The final task of the Commons is the redress of specific grievances. All MPs, even the Prime Minster, are elected by a specific locality (constituency) in which they are the sole representative and link with Parliament. It follows that they are seen as having constituency interests and responsibilities. In other words, they ask questions or raise matters in debate concerning the problems of their area and constituents. This work is often done informally and behind the scenes by meetings in the constituency and by letters to, and discussion with, ministers or civil servants. MPs receive millions of letters a year primarily from their constituents (as many as 50%). The majority of these letters are concerned with individual matters – council housing, welfare benefits and so on. The input is said to be about 40,000 letters per year per MP and the output around 30,000, so this work is an important part of the work-load as well as providing an important source of information. Its political impact may be limited nationally but is locally significant. The MP may meet 10% of constituents, and though it has been reckoned that the best efforts are worth only about 1500 votes, this number could affect the result in about 20 constituencies.
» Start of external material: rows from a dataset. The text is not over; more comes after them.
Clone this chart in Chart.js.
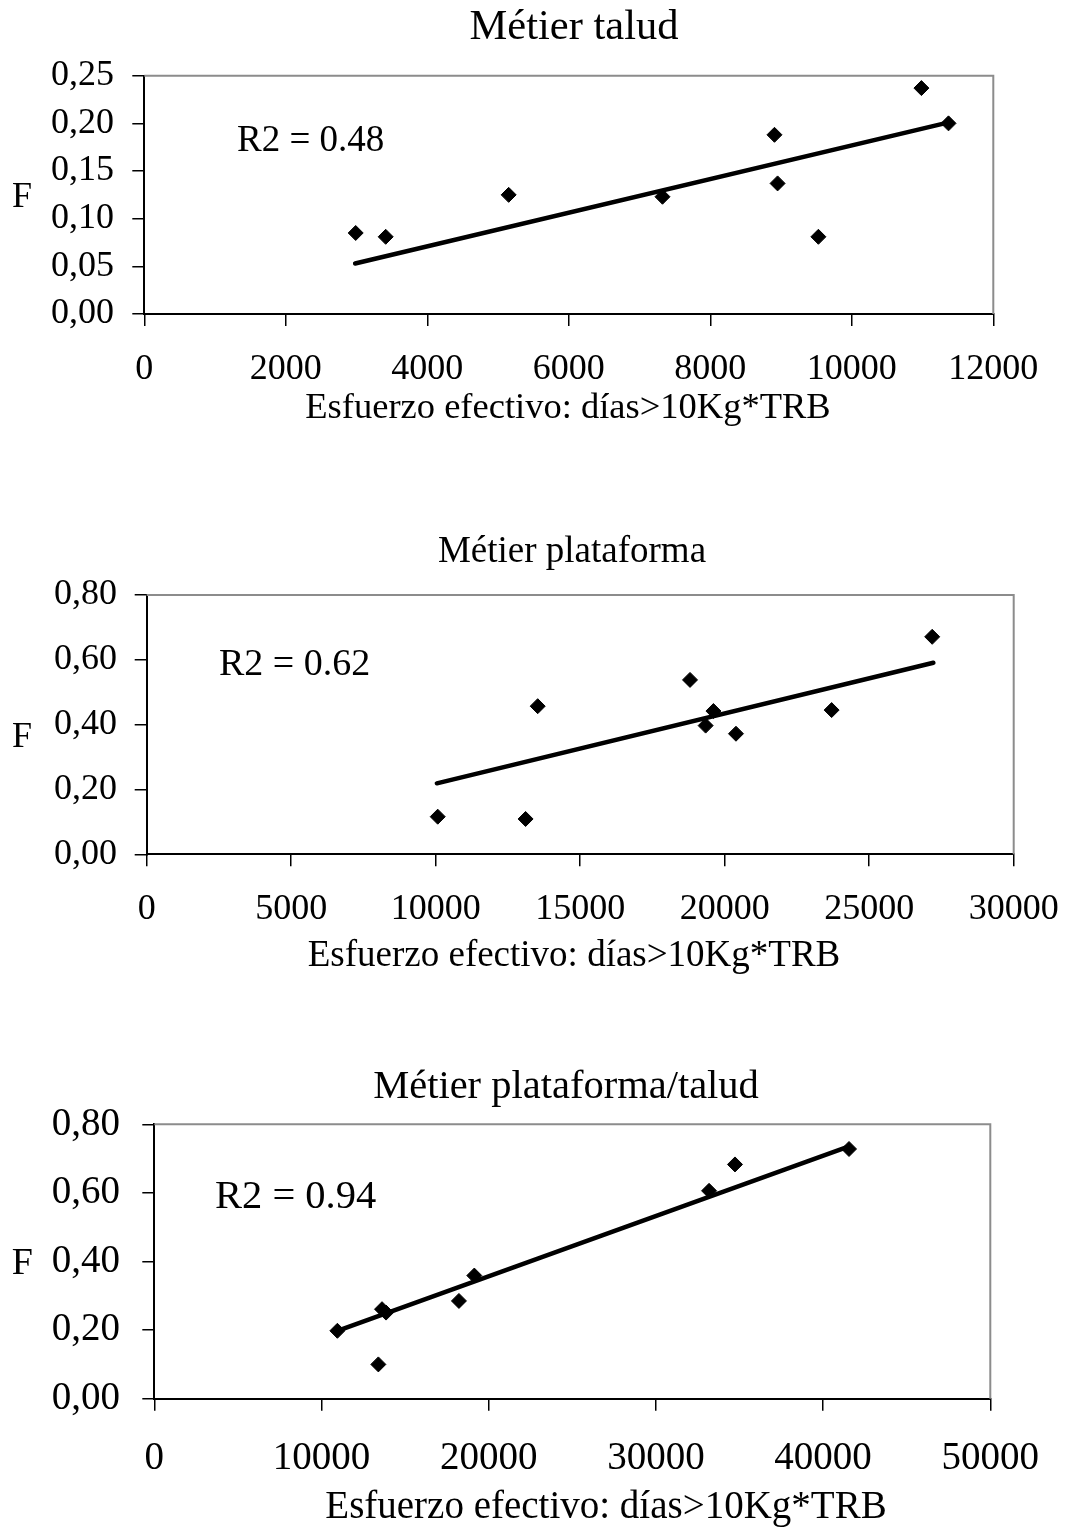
<!DOCTYPE html>
<html lang="es">
<head>
<meta charset="utf-8">
<title>Métier: F frente a esfuerzo efectivo</title>
<script src="https://cdn.jsdelivr.net/npm/chart.js@4.4.1/dist/chart.umd.min.js"></script>
<style>
    html, body { margin: 0; padding: 0; background: #ffffff; }
    body { position: relative; width: 1067px; height: 1529px; overflow: hidden; }
    canvas { position: absolute; left: 0; }
</style>
</head>
<body>
<canvas id="chartTalud" width="1067" height="470" style="top:0px"></canvas>
<canvas id="chartPlataforma" width="1067" height="540" style="top:470px"></canvas>
<canvas id="chartMixto" width="1067" height="519" style="top:1010px"></canvas>
<script>
// Métier talud
const taludX = [2988, 3412, 5150, 7324, 8907, 8951, 9528, 10984, 11367];
const taludF = [0.085, 0.081, 0.125, 0.123, 0.188, 0.137, 0.081, 0.237, 0.200];
const taludTrendX = [2980, 11370];
const taludTrendF = [0.053, 0.201];
const taludXTicks = [0, 2000, 4000, 6000, 8000, 10000, 12000];
const taludYTicks = [0, 0.05, 0.10, 0.15, 0.20, 0.25];

// Métier plataforma
const plataformaX = [10070, 13110, 13530, 18800, 19340, 19610, 20390, 23700, 27180];
const plataformaF = [0.116, 0.109, 0.457, 0.538, 0.397, 0.442, 0.372, 0.445, 0.671];
const plataformaTrendX = [10040, 27220];
const plataformaTrendF = [0.219, 0.591];
const plataformaXTicks = [0, 5000, 10000, 15000, 20000, 25000, 30000];
const plataformaYTicks = [0, 0.20, 0.40, 0.60, 0.80];

// Métier plataforma/talud
const mixtoX = [10950, 13400, 13620, 13860, 18220, 19140, 33180, 34730, 41550];
const mixtoF = [0.198, 0.100, 0.261, 0.251, 0.285, 0.359, 0.606, 0.683, 0.728];
const mixtoTrendX = [10950, 41510];
const mixtoTrendF = [0.198, 0.735];
const mixtoXTicks = [0, 10000, 20000, 30000, 40000, 50000];
const mixtoYTicks = [0, 0.20, 0.40, 0.60, 0.80];

const titles = [`Métier talud`, `Métier plataforma`, `Métier plataforma/talud`];
const r2Labels = [`R2 = 0.48`, `R2 = 0.62`, `R2 = 0.94`];
const xAxisLabel = `Esfuerzo efectivo: días>10Kg*TRB`;
const yAxisLabel = `F`;

const serif = `"Liberation Serif", "Times New Roman", serif`;

const panels = [
    {
        canvasId: `chartTalud`, top: 0, height: 470,
        plot: { left: 144.3, right: 993.3, top: 75.7, bottom: 314 },
        xs: taludX, ys: taludF, trendX: taludTrendX, trendY: taludTrendF,
        xTicks: taludXTicks, yTicks: taludYTicks,
        title: titles[0], r2: r2Labels[0],
        fonts: { title: 42.5, tick: 36, axis: 36.5, r2: 37, f: 36 },
        titlePos: [574, 39], r2Pos: [237, 150.7], fPos: [12, 207], axisPos: [568, 418],
        yTickPad: 18.3, xTickPad: 22.4
    },
    {
        canvasId: `chartPlataforma`, top: 470, height: 540,
        plot: { left: 146.7, right: 1013.7, top: 595, bottom: 854.3 },
        xs: plataformaX, ys: plataformaF, trendX: plataformaTrendX, trendY: plataformaTrendF,
        xTicks: plataformaXTicks, yTicks: plataformaYTicks,
        title: titles[1], r2: r2Labels[1],
        fonts: { title: 37, tick: 36, axis: 37, r2: 38, f: 36 },
        titlePos: [572, 561.7], r2Pos: [219, 675], fPos: [12, 747], axisPos: [574, 966],
        yTickPad: 17.7, xTickPad: 22.1
    },
    {
        canvasId: `chartMixto`, top: 1010, height: 519,
        plot: { left: 154.3, right: 990.3, top: 1124.3, bottom: 1398.7 },
        xs: mixtoX, ys: mixtoF, trendX: mixtoTrendX, trendY: mixtoTrendF,
        xTicks: mixtoXTicks, yTicks: mixtoYTicks,
        title: titles[2], r2: r2Labels[2],
        fonts: { title: 40.5, tick: 39, axis: 39, r2: 40.5, f: 38 },
        titlePos: [566, 1098.3], r2Pos: [215, 1208.3], fPos: [11.7, 1274.3], axisPos: [606, 1518.3],
        yTickPad: 22.3, xTickPad: 24.2
    }
];

// gray top/right frame of the plot box
const framePlugin = {
    id: `frame`,
    afterDraw(chart) {
        const { ctx, chartArea } = chart;
        ctx.save();
        ctx.strokeStyle = `#8c8c8c`;
        ctx.lineWidth = 2;
        ctx.beginPath();
        ctx.moveTo(chartArea.left, chartArea.top);
        ctx.lineTo(chartArea.right, chartArea.top);
        ctx.lineTo(chartArea.right, chartArea.bottom);
        ctx.stroke();
        ctx.restore();
    }
};

function textPlugin(panel) {
    const items = [
        { text: panel.title, size: panel.fonts.title, align: `center`, pos: panel.titlePos },
        { text: panel.r2, size: panel.fonts.r2, align: `left`, pos: panel.r2Pos },
        { text: yAxisLabel, size: panel.fonts.f, align: `left`, pos: panel.fPos },
        { text: xAxisLabel, size: panel.fonts.axis, align: `center`, pos: panel.axisPos }
    ];
    return {
        id: `texts`,
        afterDraw(chart) {
            const ctx = chart.ctx;
            ctx.save();
            ctx.fillStyle = `#000`;
            ctx.textBaseline = `alphabetic`;
            items.forEach(item => {
                ctx.font = `${item.size}px ${serif}`;
                ctx.textAlign = item.align;
                ctx.fillText(item.text, item.pos[0], item.pos[1] - panel.top);
            });
            ctx.restore();
        }
    };
}

function drawPanel(panel) {
    const ctx = document.getElementById(panel.canvasId).getContext(`2d`);
    const points = panel.xs.map((x, i) => ({ x: x, y: panel.ys[i] }));
    const trend = panel.trendX.map((x, i) => ({ x: x, y: panel.trendY[i] }));
    const xTicks = panel.xTicks;
    const yTicks = panel.yTicks;

    return new Chart(ctx, {
        type: `scatter`,
        data: {
            datasets: [
                {
                    data: points,
                    pointStyle: `rectRot`,
                    pointRadius: 7.5,
                    pointHoverRadius: 7.5,
                    backgroundColor: `#000`,
                    borderColor: `#000`,
                    borderWidth: 1,
                    showLine: false
                },
                {
                    data: trend,
                    showLine: true,
                    pointRadius: 0,
                    borderColor: `#000`,
                    borderWidth: 4.5,
                    borderCapStyle: `round`,
                    fill: false
                }
            ]
        },
        options: {
            responsive: false,
            animation: false,
            events: [],
            layout: {
                padding: {
                    top: panel.plot.top - panel.top,
                    left: 0,
                    right: 1067 - panel.plot.right,
                    bottom: 0
                }
            },
            plugins: {
                legend: { display: false },
                tooltip: { enabled: false },
                title: { display: false }
            },
            scales: {
                x: {
                    type: `linear`,
                    min: xTicks[0],
                    max: xTicks[xTicks.length - 1],
                    afterBuildTicks: scale => { scale.ticks = xTicks.map(v => ({ value: v })); },
                    afterFit: scale => {
                        scale.height = panel.top + panel.height - panel.plot.bottom;
                        scale.paddingLeft = 0;
                        scale.paddingRight = 0;
                    },
                    grid: { drawOnChartArea: false, drawTicks: true, tickLength: 12, color: `#000`, lineWidth: 1.5 },
                    border: { display: true, color: `#000`, width: 2 },
                    ticks: {
                        autoSkip: false,
                        maxRotation: 0,
                        padding: panel.xTickPad,
                        color: `#000`,
                        font: { family: serif, size: panel.fonts.tick, lineHeight: 1.2 },
                        callback: value => String(value)
                    }
                },
                y: {
                    type: `linear`,
                    min: yTicks[0],
                    max: yTicks[yTicks.length - 1],
                    afterBuildTicks: scale => { scale.ticks = yTicks.map(v => ({ value: v })); },
                    afterFit: scale => { scale.width = panel.plot.left; },
                    grid: { drawOnChartArea: false, drawTicks: true, tickLength: 12, color: `#000`, lineWidth: 1.5 },
                    border: { display: true, color: `#000`, width: 2 },
                    ticks: {
                        padding: panel.yTickPad,
                        color: `#000`,
                        font: { family: serif, size: panel.fonts.tick, lineHeight: 1.2 },
                        callback: value => value.toFixed(2).replace(`.`, `,`)
                    }
                }
            }
        },
        plugins: [framePlugin, textPlugin(panel)]
    });
}

panels.forEach(drawPanel);
</script>
</body>
</html>
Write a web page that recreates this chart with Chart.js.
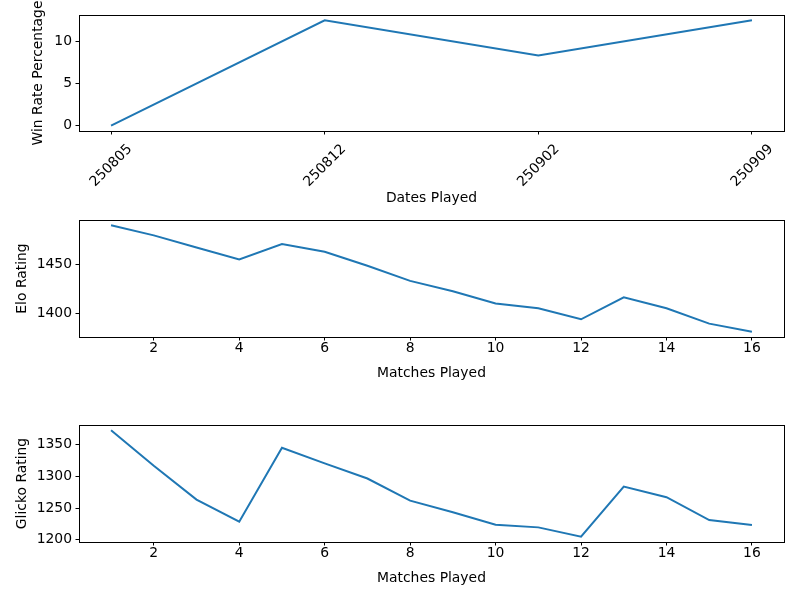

A report by the Fabian Society in 1998 suggests that there are far too many MPs and that they engage in far too much constituency work which they are ill-equipped to deal with. It recommends that the number of MPs be reduced by 200 and that a parliamentary official be appointed to look into individual grievances.

Another aspect of the redress of grievances is private legislation i.e. legislation sponsored by private individuals. This is now relatively rare, primarily as parliamentary time does not allow for it. Along similar lines is local legislation, i.e. legislation sponsored by local authorities and applying only to their own area e.g. West Yorkshire Act 1980. Again this is now rare as time does not allow for it.

The Commons finally fulfils this role by receiving public petitions which are then sent to the relevant Minister who is expected to print a reply or they may even be debated if urgent. The petition is an increasingly popular way of raising the political profile of an issue. It is also a way of allowing a small degree of participation by the electorate in the business of Parliament.